Moralidade pública

Excessos cometidos pelo MP devem ser punidos penalmente

Autor

  • Ericson Meister Scorsim

    é advogado doutor em Direito pela USP autor do livro “Televisão Digital e Comunicação Social: aspectos regulatórios” e mantém o site www.tvdigital.adv.br

16 de fevereiro de 2005, 18h21

A Constituição brasileira de 1988 representa uma resposta para o passado arbitrário da administração pública, mas ao mesmo tempo uma proposta para o futuro da sociedade brasileira no sentido de correção das desigualdades sociais, de promoção dos direitos fundamentais e de consolidação da democracia. É a Constituição que contém as principais instituições republicanas brasileiras, e cuja força normativa depende da cultura jurídica presente no povo brasileiro.

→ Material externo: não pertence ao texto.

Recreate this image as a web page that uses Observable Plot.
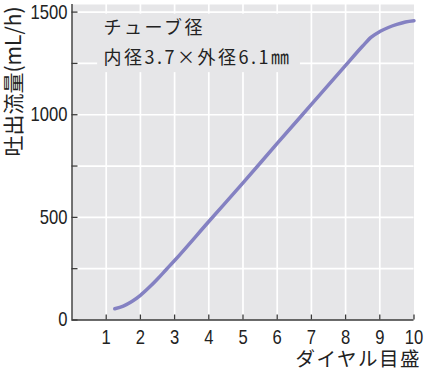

Nesse contexto, foi catalogado o princípio da moralidade administrativa que vincula a atuação da administração pública. Ora, o administrador público deve exercer suas funções com base no interesse público e não com base em seus interesses particulares e sua vontade. Trata-se de um postulado da República brasileira que vincula os agentes públicos que desempenham funções administrativas, jurisdicionais e legislativas. Em defesa da moralidade administrativa, a Constituição previu que os atos de improbidade administrativa importarão em suspensão dos direitos políticos, perda da função pública, indisponibilidade dos bens e ressarcimento ao erário, conforme lei.

No plano infraconstitucional, a Lei nº 8.429/92 veio a disciplinar a ação judicial destinada ao combate dos atos de improbidade administrativa, praticados por agentes públicos ou por particulares, que importam em enriquecimento ilícito, causam prejuízo ao erário ou atentam contra os princípios da Administração Pública. E a aplicação da referida lei, por intermédio do Ministério Público, contribuiu — e muito — para a democracia brasileira. Com efeito, o controle efetuado pelo do Ministério Público dos atos praticados pela administração pública veio a sedimentar ainda mais a noção republicana em nossa jovem democracia.

Entretanto, a atuação isolada de alguns membros do Ministério Público representa um retrocesso em nossa histórica republicana, em particular quando acionam a mídia para exibir as suas ações, vindo a massacrar os direitos à honra, à imagem e ao bom nome (cite-se os casos Alceni Guerra, Ibsen Pinheiro, Escola Base de São Paulo, entre outros). De fato, sabe-se do ajuizamento de temerárias ações civis públicas contra os supostos atos de improbidade administrativa, despidas de indícios ou provas. Ocorre que essas ações temerárias são censuradas pela referida lei ao prever que a autoridade judicial deve extinguir o processo em sendo detectada a inadequação da ação de improbidade.

É que o legislador sabiamente identificou que nem todos os atos ilegais configuram improbidade administrativa. Uma ação de improbidade administrativa somente é adequada se for necessária e proporcional à defesa do interesse público. As ações temerárias são aquelas desnecessárias e desproporcionais à tutela do interesse público. Em alguns casos, a ação configura-se como uma medida necessária, entretanto, excessiva em face do interesse público, ou seja, a sua propositura pode causar mais danos que efetivamente proteger o interesse público.

Os excessos cometidos no ajuizamento dessas ações ensejam a responsabilidade civil, administrativa e penal, pois, como ensina Geraldo Ataliba: “Regime republicano é regime de responsabilidade. Os agentes públicos respondem pelos seus atos”. E, ainda conforme o mesmo autor, “as instituições republicanas foram engendradas para evitar abusos, para banir o despotismo e preservar o bem comum contra os arbítrios do homem. As instituições republicanas realizam de forma excelente o postulado impessoal do rule of law, o governo das leis, e não dos homens”. Enfim, o princípio republicano também rege a conduta dos membros do Ministério Público.